> Instructions for the task
Retype, please, the listing from its opening line through the line that contains "DARK, LIGHT, DARK];", both included, without the pictures.

> Records supplied
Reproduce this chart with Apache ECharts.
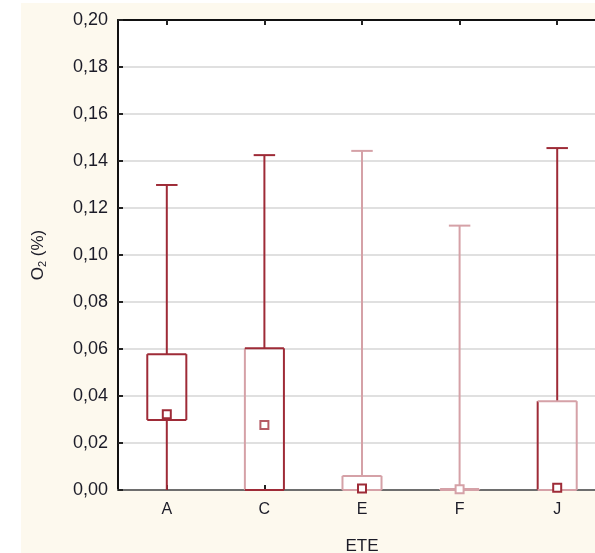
<!DOCTYPE html>
<html>
<head>
<meta charset="utf-8">
<script src="https://cdn.jsdelivr.net/npm/echarts@6/dist/echarts.min.js"></script>
<style>
html,body{margin:0;padding:0;background:#ffffff;overflow:hidden;width:595px;height:553px;}
#bg{position:absolute;left:21px;top:3px;width:574px;height:550px;background:#fdf9ee;}
#chart{position:absolute;left:0;top:0;width:620px;height:553px;}
</style>
</head>
<body>
<div id="bg"></div>
<div id="chart"></div>
<script>
// ---- data ----
const categories = ['A', 'C', 'E', 'F', 'J'];
const whiskerMax = [0.1298, 0.1425, 0.1443, 0.1125, 0.1455];
const boxTop     = [0.0578, 0.0603, 0.0060, 0.0004, 0.0378];
const medianVal  = [0.0322, 0.0277, 0.0006, 0.0003, 0.0010];
const boxBottom  = [0.0298, 0.0000, 0.0000, 0.0000, 0.0000];
const whiskerMin = [0.0000, 0.0000, 0.0000, 0.0000, 0.0000];
const yTicks = [0, 0.02, 0.04, 0.06, 0.08, 0.10, 0.12, 0.14, 0.16, 0.18, 0.20];

// ---- styles ----
const DARK = '#9e2b37';
const LIGHT = '#d5a1a7';
const whiskerColor = [DARK, DARK, LIGHT, LIGHT, DARK];
const boxLeftColor = [DARK, LIGHT, LIGHT, LIGHT, DARK];
const boxTopColor  = [DARK, DARK, LIGHT, LIGHT, LIGHT];
const boxRightColor= [DARK, DARK, LIGHT, LIGHT, LIGHT];
const medianColor  = [DARK, '#b55a64', DARK, LIGHT, DARK];

const chart = echarts.init(document.getElementById('chart'), null, {renderer: 'canvas'});
const fontFam = '"Liberation Sans", Arial, sans-serif';
const txt = '#1c1c28';

function renderItem(params, api) {
  const i = params.dataIndex;
  const x = api.coord([i, 0])[0];
  const band = api.size([1, 0])[0];
  const y = v => api.coord([i, v])[1];
  const bw = band * 0.40, cw = band * 0.22;
  const yMax = y(api.value(1)), yTop = y(api.value(2)), yMed = y(api.value(3));
  const yBot = y(api.value(4)), yMin = y(api.value(5));
  const L = x - bw / 2, R = x + bw / 2;
  const lw = 2;
  const line = (x1, y1, x2, y2, c) => ({type: 'line', shape: {x1, y1, x2, y2}, style: {stroke: c, lineWidth: lw}});
  const children = [
    line(x - cw / 2, yMax, x + cw / 2, yMax, whiskerColor[i]),
    line(x, yMax, x, yTop, whiskerColor[i]),
    line(x, yBot, x, yMin, whiskerColor[i]),
    line(L, yTop, L, yBot, boxLeftColor[i]),
    line(R, yTop, R, yBot, boxRightColor[i]),
    line(L, yTop, R, yTop, boxTopColor[i]),
    line(L, yBot, R, yBot, boxTopColor[i]),
    {type: 'rect', shape: {x: x - 4, y: yMed - 4, width: 8, height: 8},
     style: {fill: '#ffffff', stroke: medianColor[i], lineWidth: 2}}
  ];
  return {type: 'group', children};
}

const option = {
  backgroundColor: 'transparent',
  animation: false,
  grid: {left: 118, top: 20, width: 488, height: 470, show: true, backgroundColor: '#ffffff', borderWidth: 0,
         outerBoundsMode: 'none', containLabel: false},
  xAxis: [{
    type: 'category', data: categories, position: 'bottom',
    name: 'ETE', nameLocation: 'middle', nameGap: 48,
    nameTextStyle: {color: txt, fontSize: 17, fontFamily: fontFam},
    axisLine: {show: true, lineStyle: {color: '#6e6e6e', width: 2}},
    axisTick: {show: true, inside: true, alignWithLabel: true, length: 5, lineStyle: {color: '#222', width: 2}},
    axisLabel: {color: txt, fontSize: 16, fontFamily: fontFam, margin: 12},
    splitLine: {show: false}
  }, {
    type: 'category', data: categories, position: 'top',
    axisLine: {show: true, lineStyle: {color: '#111', width: 2}},
    axisTick: {show: true, inside: true, alignWithLabel: true, length: 5, lineStyle: {color: '#222', width: 2}},
    axisLabel: {show: false}, splitLine: {show: false}
  }],
  yAxis: {
    type: 'value', min: 0, max: 0.20, interval: 0.02,
    name: '{a|O}{s|2}{a| (%)}', nameLocation: 'middle', nameGap: 70, nameRotate: 90,
    nameTextStyle: {rich: {
      a: {color: txt, fontSize: 17, fontFamily: fontFam},
      s: {color: txt, fontSize: 11, fontFamily: fontFam, verticalAlign: 'bottom', padding: [8, 0, 0, 0]}
    }},
    axisLine: {show: true, lineStyle: {color: '#111', width: 2}},
    axisTick: {show: true, inside: true, length: 5, lineStyle: {color: '#222', width: 2}},
    axisLabel: {color: txt, fontSize: 18, fontFamily: fontFam, margin: 10,
      formatter: v => { const t = yTicks.find(k => Math.abs(k - v) < 1e-9); return (t !== undefined ? t : v).toFixed(2).replace('.', ','); }},
    splitLine: {show: true, lineStyle: {color: '#e0e0e0', width: 2}}
  },
  series: [{
    type: 'custom', xAxisIndex: 0, yAxisIndex: 0, clip: false,
    renderItem,
    encode: {x: 0, y: [1, 2, 3, 4, 5]},
    data: categories.map((c, i) => [i, whiskerMax[i], boxTop[i], medianVal[i], boxBottom[i], whiskerMin[i]])
  }]
};
chart.setOption(option);
</script>
</body>
</html>
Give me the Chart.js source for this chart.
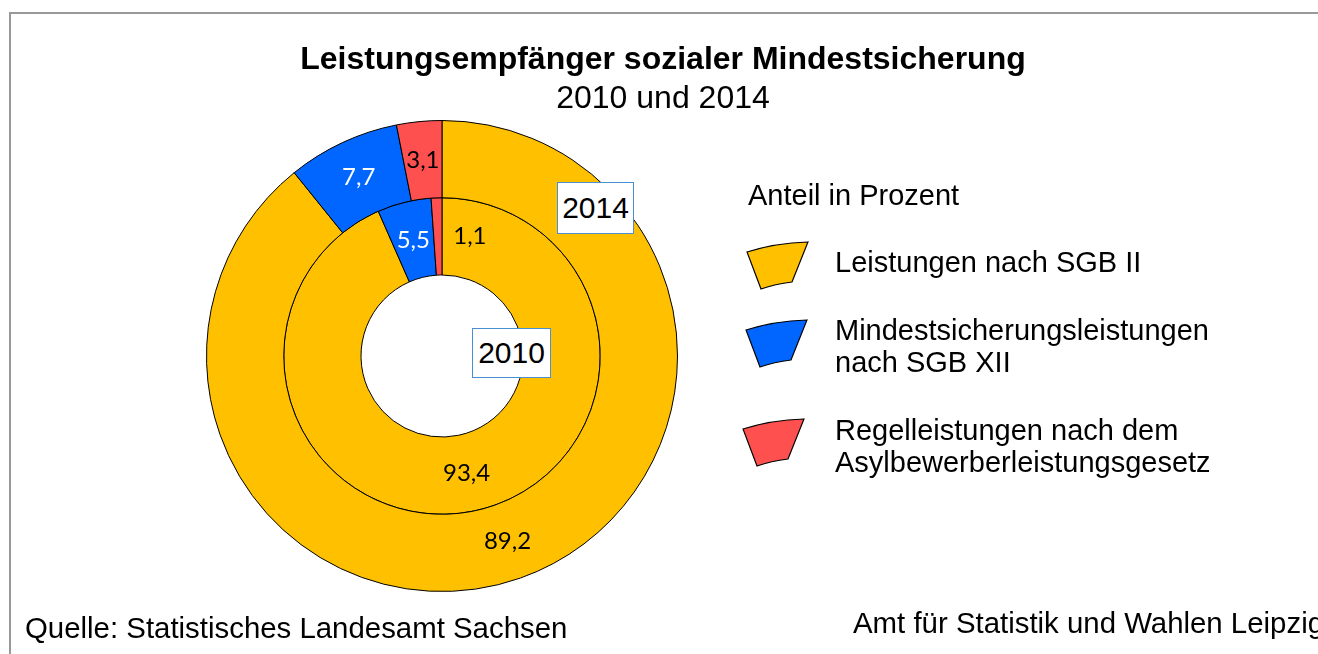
<!DOCTYPE html>
<html>
<head>
<meta charset="utf-8">
<script src="https://cdn.jsdelivr.net/npm/chart.js@4/dist/chart.umd.min.js"></script>
<style>
  body { margin: 0; background: #fff; }
  #wrap { position: relative; width: 1318px; height: 654px; overflow: hidden; font-family: "Liberation Sans", Arial, sans-serif; color: #000; }
  #frame { position: absolute; left: 9px; top: 12px; width: 1400px; height: 700px; border: 2px solid #999; }
  canvas { position: absolute; left: 0; top: 0; }
  .t { position: absolute; white-space: nowrap; }
  .lg { font-size: 29px; line-height: 32px; }
  .box { position: absolute; background: #fff; border: 1px solid #4a90d0; font-size: 30px; text-align: center; box-sizing: border-box; }
</style>
</head>
<body>
<div id="wrap">
  <div id="frame"></div>
  <canvas id="myChart" width="1318" height="654"></canvas>
  <div class="t" style="left:0;width:1326px;text-align:center;top:40px;font-size:32px;line-height:36px;font-weight:bold;">Leistungsempfänger sozialer Mindestsicherung</div>
  <div class="t" style="left:0;width:1326px;text-align:center;top:79px;font-size:32px;line-height:36px;">2010 und 2014</div>
  <div class="box" style="left:557px;top:182px;width:77px;height:52px;line-height:50px;">2014</div>
  <div class="box" style="left:472px;top:328px;width:79px;height:50px;line-height:48px;">2010</div>
  <div class="t lg" style="left:748px;top:179px;">Anteil in Prozent</div>
  <div class="t lg" style="left:835px;top:246px;">Leistungen nach SGB II</div>
  <div class="t lg" style="left:835px;top:314px;">Mindestsicherungsleistungen<br>nach SGB XII</div>
  <div class="t lg" style="left:835px;top:414px;">Regelleistungen nach dem<br>Asylbewerberleistungsgesetz</div>
  <div class="t" style="left:25px;top:612px;font-size:29.4px;line-height:32px;">Quelle: Statistisches Landesamt Sachsen</div>
  <div class="t" style="left:853px;top:607px;font-size:29.4px;line-height:32px;">Amt für Statistik und Wahlen Leipzig</div>
</div>
<script>
// Daten
var categories = ['Leistungen nach SGB II', 'Mindestsicherungsleistungen nach SGB XII', 'Regelleistungen nach dem Asylbewerberleistungsgesetz'];
var values2014 = [89.2, 7.7, 3.1];
var values2010 = [93.4, 5.5, 1.1];
var colors = ['#FFC000', '#0066FF', '#FF5050'];
var labelColors = ['#000', '#fff', '#000'];

// Wertbeschriftungen in den Segmenten
const valueLabels = {
    id: 'valueLabels',
    afterDatasetsDraw(chart) {
        const ctx = chart.ctx;
        ctx.save();
        ctx.font = '24px Lato, "Open Sans", sans-serif';
        ctx.textAlign = 'center';
        ctx.textBaseline = 'middle';
        chart.data.datasets.forEach(function (ds, di) {
            const meta = chart.getDatasetMeta(di);
            meta.data.forEach(function (arc, i) {
                const p = arc.tooltipPosition();
                let dx = 0;
                // kleiner Wert 2010 rechts daneben
                if (di == 1 && i == 2) dx = 32;
                ctx.fillStyle = labelColors[i];
                ctx.fillText(ds.data[i].toFixed(1).replace('.', ','), p.x + dx, p.y);
            });
        });
        ctx.restore();
    }
};

// Legendensymbole als Ringsegment
const legendWedges = {
    id: 'legendWedges',
    afterDraw(chart) {
        const ctx = chart.ctx;
        const anchors = [[747, 242], [746, 320], [743, 419]];
        ctx.save();
        anchors.forEach(function (a, i) {
            const x = a[0], y = a[1];
            ctx.beginPath();
            ctx.moveTo(x, y + 10);
            ctx.quadraticCurveTo(x + 28, y + 1, x + 61, y);
            ctx.lineTo(x + 45, y + 40);
            ctx.quadraticCurveTo(x + 28, y + 42, x + 14, y + 47);
            ctx.closePath();
            ctx.fillStyle = colors[i];
            ctx.fill();
            ctx.lineWidth = 1.2;
            ctx.strokeStyle = '#000';
            ctx.stroke();
        });
        ctx.restore();
    }
};

const ctx = document.getElementById('myChart');

new Chart(ctx, {
    type: 'doughnut',
    data: {
        labels: categories,
        datasets: [{
            label: '2014',
            data: values2014,
            backgroundColor: colors,
            borderColor: '#000',
            borderWidth: 1
        }, {
            label: '2010',
            data: values2010,
            backgroundColor: colors,
            borderColor: '#000',
            borderWidth: 1
        }]
    },
    options: {
        responsive: false,
        animation: false,
        events: [],
        cutout: 81,
        layout: { padding: { left: 206, top: 120, right: 640, bottom: 62 } },
        plugins: {
            legend: { display: false },
            title: { display: false },
            tooltip: { enabled: false }
        }
    },
    plugins: [valueLabels, legendWedges]
});
</script>
</body>
</html>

> Answer for this exercise
Reproduce this chart with Apache ECharts.
<!DOCTYPE html>
<html>
<head>
<meta charset="utf-8">
<script src="https://cdn.jsdelivr.net/npm/echarts@6/dist/echarts.min.js"></script>
<style>
html,body{margin:0;padding:0;background:#ffffff;overflow:hidden;width:595px;height:553px;}
#bg{position:absolute;left:21px;top:3px;width:574px;height:550px;background:#fdf9ee;}
#chart{position:absolute;left:0;top:0;width:620px;height:553px;}
</style>
</head>
<body>
<div id="bg"></div>
<div id="chart"></div>
<script>
// ---- data ----
const categories = ['A', 'C', 'E', 'F', 'J'];
const whiskerMax = [0.1298, 0.1425, 0.1443, 0.1125, 0.1455];
const boxTop     = [0.0578, 0.0603, 0.0060, 0.0004, 0.0378];
const medianVal  = [0.0322, 0.0277, 0.0006, 0.0003, 0.0010];
const boxBottom  = [0.0298, 0.0000, 0.0000, 0.0000, 0.0000];
const whiskerMin = [0.0000, 0.0000, 0.0000, 0.0000, 0.0000];
const yTicks = [0, 0.02, 0.04, 0.06, 0.08, 0.10, 0.12, 0.14, 0.16, 0.18, 0.20];

// ---- styles ----
const DARK = '#9e2b37';
const LIGHT = '#d5a1a7';
const whiskerColor = [DARK, DARK, LIGHT, LIGHT, DARK];
const boxLeftColor = [DARK, LIGHT, LIGHT, LIGHT, DARK];
const boxTopColor  = [DARK, DARK, LIGHT, LIGHT, LIGHT];
const boxRightColor= [DARK, DARK, LIGHT, LIGHT, LIGHT];
const medianColor  = [DARK, '#b55a64', DARK, LIGHT, DARK];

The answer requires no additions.